- _REQUIRED WORK_
Copy exactly, and only, the lines between the start of the entries below and the line containing "3000, interval: 500", both inclusive. Omit pictures.

- _SOURCE DATA_
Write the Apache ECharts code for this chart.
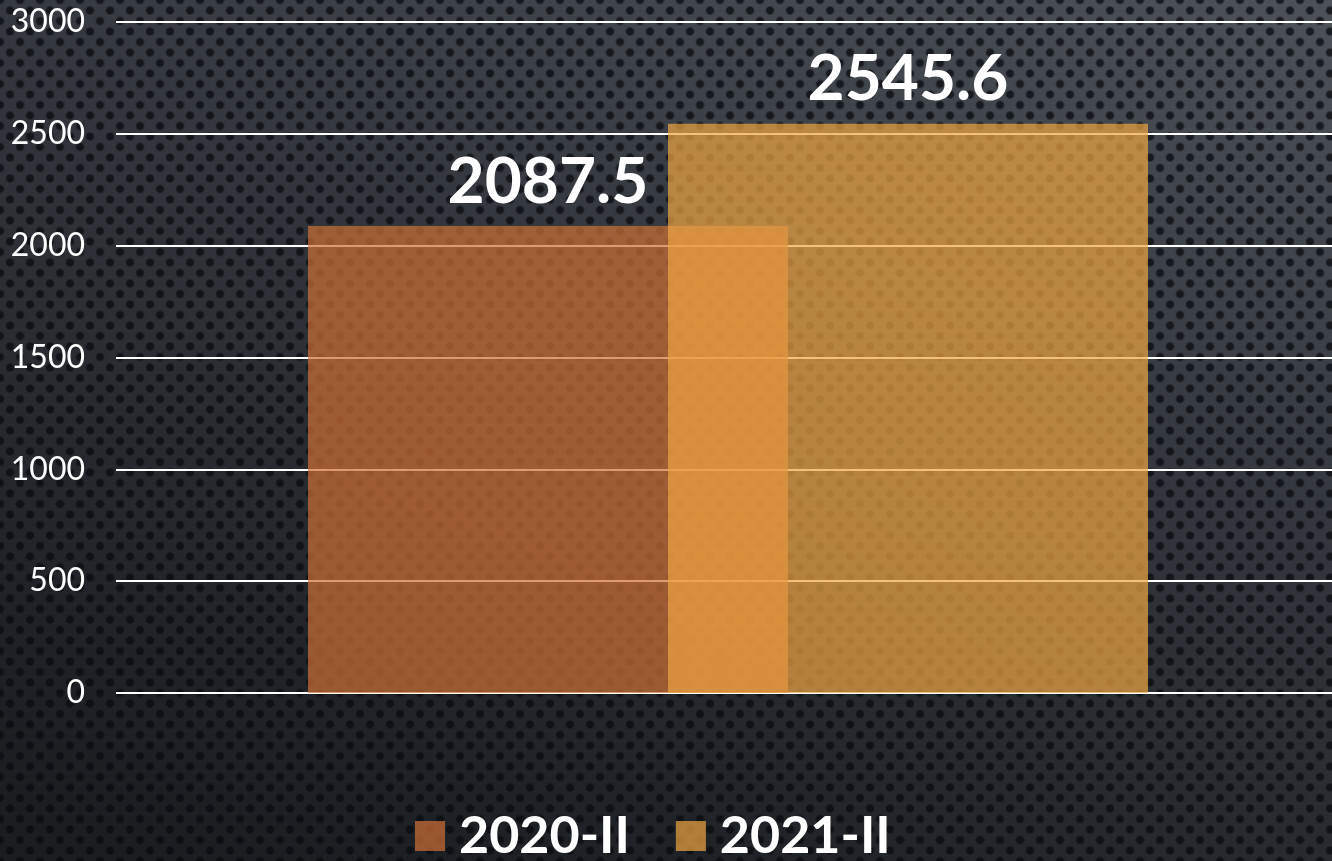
<!DOCTYPE html>
<html>
<head>
<meta charset="utf-8">
<script src="https://cdn.jsdelivr.net/npm/echarts@6/dist/echarts.min.js"></script>
<style>
html, body { margin: 0; padding: 0; }
body {
    width: 1332px; height: 861px; overflow: hidden;
    background-color: #2b2e33;
    background-image:
        radial-gradient(circle, rgba(8,10,14,0.75) 3px, rgba(8,10,14,0) 5px),
        radial-gradient(circle, rgba(8,10,14,0.75) 3px, rgba(8,10,14,0) 5px),
        linear-gradient(200deg, #4d5259 0%, #33373d 40%, #1f2226 80%, #1a1c1f 100%);
    background-size: 20px 21px, 20px 21px, 100% 100%;
    background-position: 0 0, 10px 10.5px, 0 0;
}
/* 稍宽于窗口，让柱组居中位置与原图一致 */
#chart { width: 1340px; height: 861px; }
</style>
</head>
<body>
<div id="chart"></div>
<script>
// 数据
var categories = [''];
var seriesNames = ['2020-II', '2021-II'];
var values2020 = [2087.5];
var values2021 = [2545.6];
var yTicks = { min: 0, max: 3000, interval: 500 };

var myChart = echarts.init(document.getElementById('chart'), null, { renderer: 'canvas' });
var labelStyle = {
    show: true,
    position: 'top',
    distance: 12,
    color: '#ffffff',
    fontSize: 64,
    fontWeight: 'bold',
    fontFamily: 'Lato'
};
var option = {
    backgroundColor: 'transparent',
    animation: false,
    grid: { left: 116, right: 0, top: 22, bottom: 168 },
    legend: {
        data: seriesNames,
        bottom: -6,
        left: 410,
        icon: 'rect',
        itemWidth: 30,
        itemHeight: 30,
        itemGap: 46,
        textStyle: {
            color: '#ffffff',
            fontSize: 52,
            fontWeight: 'bold',
            fontFamily: 'Lato',
            padding: [0, 0, 0, 9]
        }
    },
    xAxis: [{
        type: 'category',
        data: categories,
        axisLine: { show: false },
        axisTick: { show: false },
        axisLabel: { show: false }
    }],
    yAxis: [{
        type: 'value',
        min: yTicks.min,
        max: yTicks.max,
        interval: yTicks.interval,
        axisLine: { show: false },
        axisTick: { show: false },
        axisLabel: {
            color: '#ffffff',
            fontSize: 32,
            fontFamily: 'Lato',
            margin: 31,
            formatter: function (v) { return String(v); }
        },
        splitLine: { lineStyle: { color: '#ffffff', width: 2 } }
    }],
    series: [
        {
            name: seriesNames[0],
            type: 'bar',
            data: values2020,
            barWidth: 480,
            barGap: '-25%',
            itemStyle: { color: 'rgba(208,113,54,0.7)' },
            label: labelStyle
        },
        {
            name: seriesNames[1],
            type: 'bar',
            data: values2021,
            barWidth: 480,
            itemStyle: { color: 'rgba(239,166,67,0.7)' },
            label: labelStyle
        }
    ]
};
myChart.setOption(option, true);
</script>
</body>
</html>
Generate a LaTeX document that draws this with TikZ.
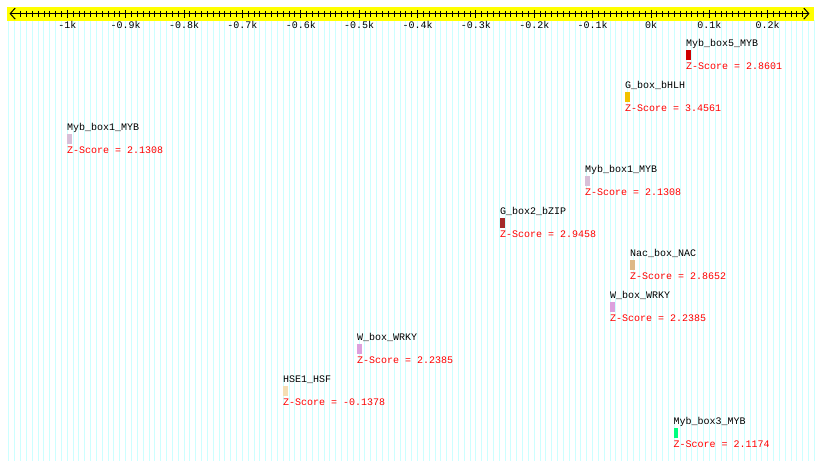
\documentclass[tikz,border=0pt]{standalone}
\usepackage{fontspec}
\setmonofont{Liberation Mono}
\usetikzlibrary{arrows.meta}
\definecolor{gridc}{HTML}{CCFFFF}
\definecolor{axisband}{HTML}{FFFF00}
\definecolor{cA}{HTML}{D00000}
\definecolor{cB}{HTML}{F2C200}
\definecolor{cC}{HTML}{D8BFD8}
\definecolor{cD}{HTML}{A52A2A}
\definecolor{cE}{HTML}{DEB887}
\definecolor{cF}{HTML}{DDA0DD}
\definecolor{cG}{HTML}{F5DEB3}
\definecolor{cH}{HTML}{00FF7F}
\begin{document}
\begin{tikzpicture}[x=1pt,y=-1pt,
  lbl/.style={font=\ttfamily\fontsize{10}{10}\selectfont, inner sep=0pt, anchor=base west},
  zs/.style={lbl, text=red},
  ticklbl/.style={font=\ttfamily\fontsize{10}{10}\selectfont, inner sep=0pt, anchor=base},
  sitebox/.style={inner sep=0pt, minimum width=4.3pt, minimum height=10pt, anchor=north west},
  gridline/.style={gridc, line width=1pt},
  axisline/.style={black, line width=1pt},
  minortick/.style={black, line width=0.9pt},
  majortick/.style={black, line width=1pt}]
\fill[white] (0,0) rectangle (820,461);
\path[use as bounding box] (0,0) rectangle (820,461);
% background grid
\foreach \k in {-110,...,28}
  \draw[gridline] ({651+\k*5.837},20) -- ({651+\k*5.837},461);
% axis band
\fill[axisband] (7,7) rectangle (814,20.5);
\coordinate (aL) at (9.5,13.6);
\coordinate (aR) at (809.5,13.6);
\draw[axisline, {Straight Barb[length=5pt,width=11pt]}-{Straight Barb[length=5pt,width=11pt]}] (aL) -- (aR);
\foreach \k in {-108,...,26}
  \draw[minortick] ({651+\k*5.837},10.8) -- ({651+\k*5.837},16.6);
\foreach \k/\t in {-100/-1k,-90/-0.9k,-80/-0.8k,-70/-0.7k,-60/-0.6k,-50/-0.5k,-40/-0.4k,-30/-0.3k,-20/-0.2k,-10/-0.1k,0/0k,10/0.1k,20/0.2k}{
  \draw[majortick] ({651+\k*5.837},9.8) -- ({651+\k*5.837},18.3);
  \node[ticklbl] (tk\k) at ({651+\k*5.837},28) {\t};
}
% sites
\foreach \x/\nm/\col/\z [count=\i from 0] in {
  686/Myb\_box5\_MYB/cA/2.8601,
  625/G\_box\_bHLH/cB/3.4561,
  67/Myb\_box1\_MYB/cC/2.1308,
  585/Myb\_box1\_MYB/cC/2.1308,
  500/G\_box2\_bZIP/cD/2.9458,
  630/Nac\_box\_NAC/cE/2.8652,
  610/W\_box\_WRKY/cF/2.2385,
  357/W\_box\_WRKY/cF/2.2385,
  283/HSE1\_HSF/cG/-0.1378,
  673.5/Myb\_box3\_MYB/cH/2.1174}{
  \node[lbl] (n\i) at (\x,{46.3+42*\i}) {\nm};
  \node[sitebox, fill=\col] (b\i) at (\x,{49.5+42*\i}) {};
  \node[zs] (z\i) at (\x,{69+42*\i}) {Z-Score = \z};
}
\end{tikzpicture}
\end{document}
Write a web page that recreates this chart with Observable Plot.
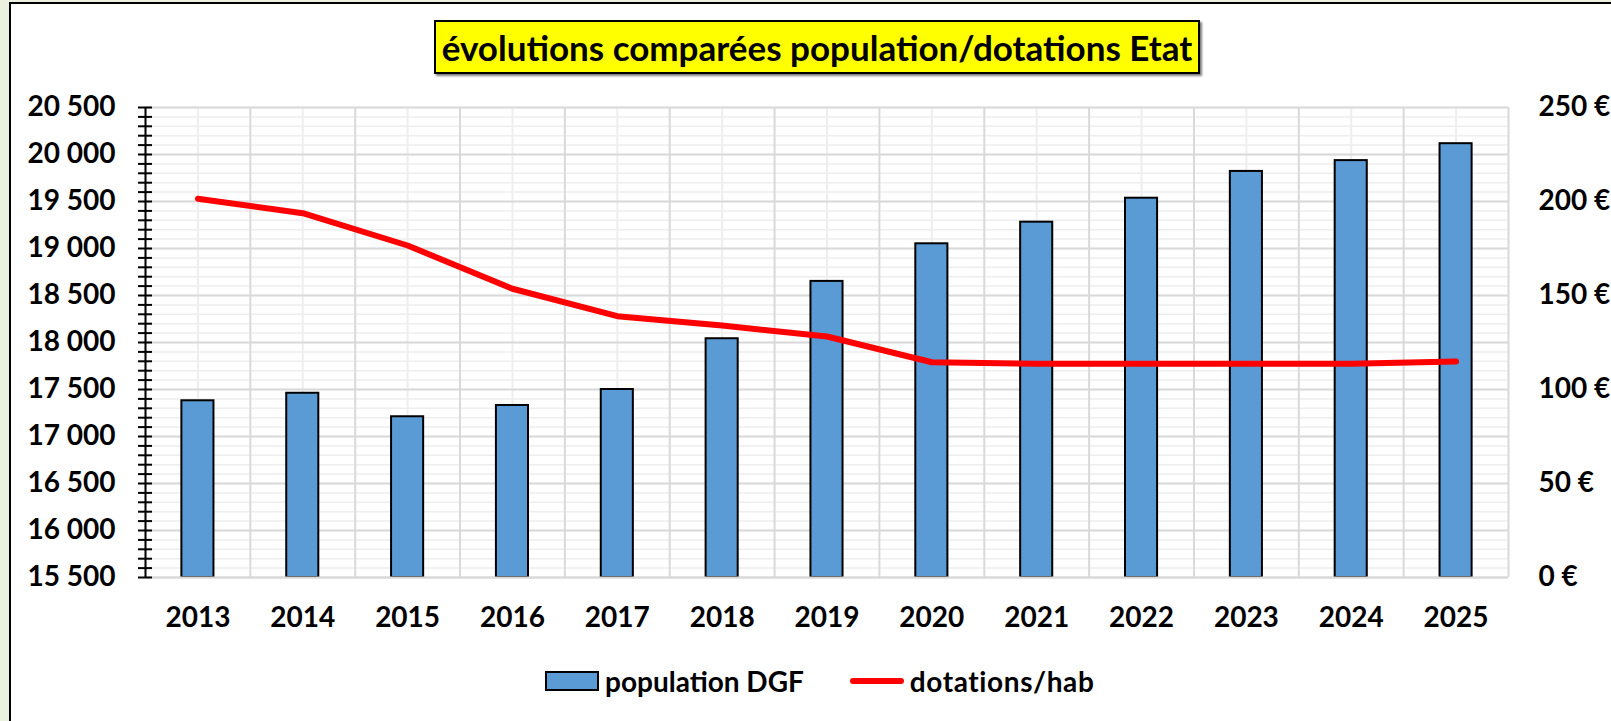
<!DOCTYPE html>
<html>
<head>
<meta charset="utf-8">
<script src="https://cdn.jsdelivr.net/npm/d3@7"></script>
<script src="https://cdn.jsdelivr.net/npm/@observablehq/plot@0.6"></script>
<style>
  html, body { margin: 0; padding: 0; background: #EBF1DE; }
  #page { position: relative; width: 1611px; height: 721px; overflow: hidden; background: #EBF1DE; font-family: Lato, "Open Sans", sans-serif; font-weight: 700; color: #000; }
  #frame { position: absolute; left: 9px; top: 2px; width: 1700px; height: 800px; border: 2px solid #000; background: #fff; }
  #title { position: absolute; left: 434px; top: 20px; width: 766px; height: 54px; box-sizing: border-box; border: 2px solid #000; background: #FFFF00; box-shadow: 2px 2px 2px #7f7f7f; display: flex; align-items: center; justify-content: center; font-size: 35px; font-weight: 700; white-space: nowrap; }
  #chart { position: absolute; left: 0; top: 80px; }
  #legend { position: absolute; left: 545px; top: 664px; height: 34px; display: flex; align-items: center; font-size: 28px; font-weight: 700; white-space: nowrap; }
  .sw-bar { width: 50px; height: 16px; background: #5B9BD5; border: 2px solid #000; margin-right: 6px; }
  .sw-line { width: 54px; height: 6px; border-radius: 3px; background: #FF0000; margin-left: 46px; margin-right: 6px; }
  .lg2 { letter-spacing: 0.6px; }
</style>
</head>
<body>
<div id="page">
  <div id="frame"></div>
  <div id="chart"></div>
  <div id="title">évolutions comparées population/dotations Etat</div>
  <div id="legend"><span class="sw-bar"></span><span>population DGF</span><span class="sw-line"></span><span class="lg2">dotations/hab</span></div>
</div>
<script>
// ---- data ----
const years = [2013, 2014, 2015, 2016, 2017, 2018, 2019, 2020, 2021, 2022, 2023, 2024, 2025];
const population = [17380, 17460, 17210, 17330, 17500, 18040, 18650, 19050, 19280, 19535, 19820, 19935, 20115];
const dotations = [201.5, 193.8, 176.6, 153.6, 139.0, 134.0, 128.2, 114.5, 113.7, 113.7, 113.7, 113.7, 114.9];
const leftTicks = [15500, 16000, 16500, 17000, 17500, 18000, 18500, 19000, 19500, 20000, 20500];
const rightTicks = [0, 50, 100, 150, 200, 250];

const yMin = 15500, yMax = 20500, rMax = 250;
const toLeft = v => yMin + v * (yMax - yMin) / rMax;
const fromLeft = d => (d - yMin) * rMax / (yMax - yMin);

const minorTicks = d3.range(yMin, yMax + 1, 100);
const boundaries = d3.range(years[0] - 0.5, years[years.length - 1] + 1, 1);
const data = years.map((year, i) => ({year, population: population[i], dotation: dotations[i]}));
const fmt = d => String(d).replace(/\B(?=(\d{3})+(?!\d))/g, " ");
const halfBar = 0.153;

const chart = Plot.plot({
  width: 1611,
  height: 560,
  marginLeft: 145,
  marginRight: 103,
  marginTop: 27,
  marginBottom: 63,
  x: {type: "linear", domain: [years[0] - 0.5, years[years.length - 1] + 0.5], label: null},
  y: {domain: [yMin, yMax], label: null},
  style: {fontFamily: "Lato, 'Open Sans', sans-serif", fontWeight: 700, fontSize: "28px", color: "#000", background: "transparent", overflow: "visible"},
  marks: [
    Plot.gridY(minorTicks, {stroke: "#EEEEEE", strokeOpacity: 1, strokeWidth: 1.5}),
    Plot.gridX(years, {stroke: "#EEEEEE", strokeOpacity: 1, strokeWidth: 2}),
    Plot.gridY(leftTicks, {stroke: "#D9D9D9", strokeOpacity: 1, strokeWidth: 2}),
    Plot.gridX(boundaries, {stroke: "#D9D9D9", strokeOpacity: 1, strokeWidth: 2}),
    Plot.rectY(data, {x1: d => d.year - halfBar, x2: d => d.year + halfBar, y1: yMin, y2: "population", fill: "#5B9BD5", stroke: "#000", strokeWidth: 2}),
    Plot.ruleY([yMin], {stroke: "#D9D9D9", strokeWidth: 2}),
    Plot.line(data, {x: "year", y: d => toLeft(d.dotation), stroke: "#FF0000", strokeWidth: 6, strokeLinecap: "round", strokeLinejoin: "round"}),
    Plot.ruleX([years[0] - 0.5], {y1: yMin, y2: yMax, stroke: "#000", strokeWidth: 2}),
    Plot.axisY(minorTicks, {tickSize: 14, dx: 7, fill: "none", stroke: "#000", strokeWidth: 2}),
    Plot.axisY(leftTicks, {tickSize: 0, tickPadding: 30, tickFormat: fmt}),
    Plot.axisY(rightTicks.map(toLeft), {anchor: "right", tickSize: 0, tickPadding: 30, tickFormat: d => `${Math.round(fromLeft(d))} €`}),
    Plot.axisX(years, {tickSize: 0, tickPadding: 30, tickFormat: d => String(d)})
  ]
});
document.getElementById("chart").appendChild(chart);
</script>
</body>
</html>
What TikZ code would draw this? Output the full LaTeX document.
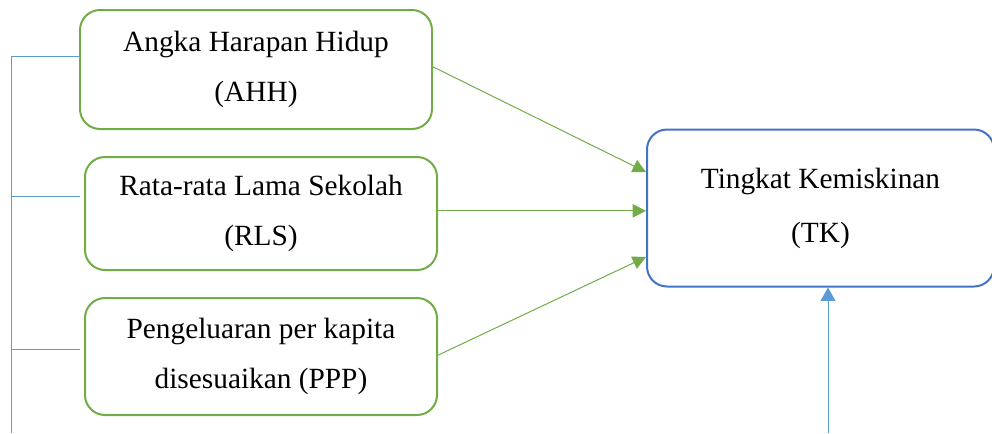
\documentclass[tikz,border=0pt]{standalone}
\usepackage{fontspec}
\setmainfont{Liberation Serif}
\usetikzlibrary{arrows.meta}
\definecolor{boxgreen}{RGB}{112,173,71}
\definecolor{boxblue}{RGB}{68,114,196}
\definecolor{linkblue}{RGB}{91,155,213}

\begin{document}
\begin{tikzpicture}[x = 0.75pt, y = -0.75pt, font = \fontsize{22}{37.5}\selectfont,
  var/.style = {draw = boxgreen, line width = 1.5pt, rounded corners = 15pt, align = center,
    minimum width = 264pt, fill = white},
  dep/.style = {var, draw = boxblue, minimum width = 260.25pt, minimum height = 117.75pt},
  link/.style = {draw = boxgreen, line width = 0.75pt, -{Triangle[length = 10pt, width = 10pt]}},
  side/.style = {draw = linkblue, line width = 0.75pt}]
\useasboundingbox (0,0) rectangle (992,433);
\node [var, minimum height = 89.25pt] (ahh) at (256,69.5) {Angka Harapan Hidup\\(AHH)};
\node [var, minimum height = 84.75pt] (rls) at (261,213.5) {Rata-rata Lama Sekolah\\(RLS)};
\node [var, minimum height = 87.75pt] (ppp) at (261,356.5) {Pengeluaran per kapita\\disesuaikan (PPP)};
\node [dep] (tk) at (820.5,208) {Tingkat Kemiskinan\\[3pt](TK)};
% arrows into TK
\draw [link] ([yshift = 2pt]ahh.east) -- ([yshift = 27pt]tk.west);
\draw [link] ([yshift = 2pt]rls.east) -- ([yshift = 2pt]tk.west |- rls.east);
\draw [link] ([yshift = 1pt]ppp.east) -- ([yshift = -36.75pt]tk.west);
% bracket on the left
\coordinate (top) at (11,56);
\coordinate (bot) at (11,433);
\draw [side] (top) -- (bot);
\draw [side] (top) -- (top -| ahh.west);
\draw [side] ([yshift = 12.4pt]bot |- rls.west) -- ([xshift = -3pt, yshift = 12.4pt]rls.west);
\draw [side] ([yshift = 5.6pt]bot |- ppp.west) -- ([xshift = -3pt, yshift = 5.6pt]ppp.west);
% arrow from below
\coordinate (tkin) at (828,433);
\draw [side, -{Triangle[length = 10pt, width = 11pt]}] (tkin) -- (tkin |- tk.south);
\end{tikzpicture}
\end{document}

- _ANSWER TO THIS PROBLEM_
Write the Apache ECharts code for this chart.
<!DOCTYPE html>
<html>
<head>
<meta charset="utf-8">
<script src="https://cdn.jsdelivr.net/npm/echarts@6/dist/echarts.min.js"></script>
<style>
html, body { margin: 0; padding: 0; }
body {
    width: 1332px; height: 861px; overflow: hidden;
    background-color: #2b2e33;
    background-image:
        radial-gradient(circle, rgba(8,10,14,0.75) 3px, rgba(8,10,14,0) 5px),
        radial-gradient(circle, rgba(8,10,14,0.75) 3px, rgba(8,10,14,0) 5px),
        linear-gradient(200deg, #4d5259 0%, #33373d 40%, #1f2226 80%, #1a1c1f 100%);
    background-size: 20px 21px, 20px 21px, 100% 100%;
    background-position: 0 0, 10px 10.5px, 0 0;
}
/* 稍宽于窗口，让柱组居中位置与原图一致 */
#chart { width: 1340px; height: 861px; }
</style>
</head>
<body>
<div id="chart"></div>
<script>
// 数据
var categories = [''];
var seriesNames = ['2020-II', '2021-II'];
var values2020 = [2087.5];
var values2021 = [2545.6];
var yTicks = { min: 0, max: 3000, interval: 500 };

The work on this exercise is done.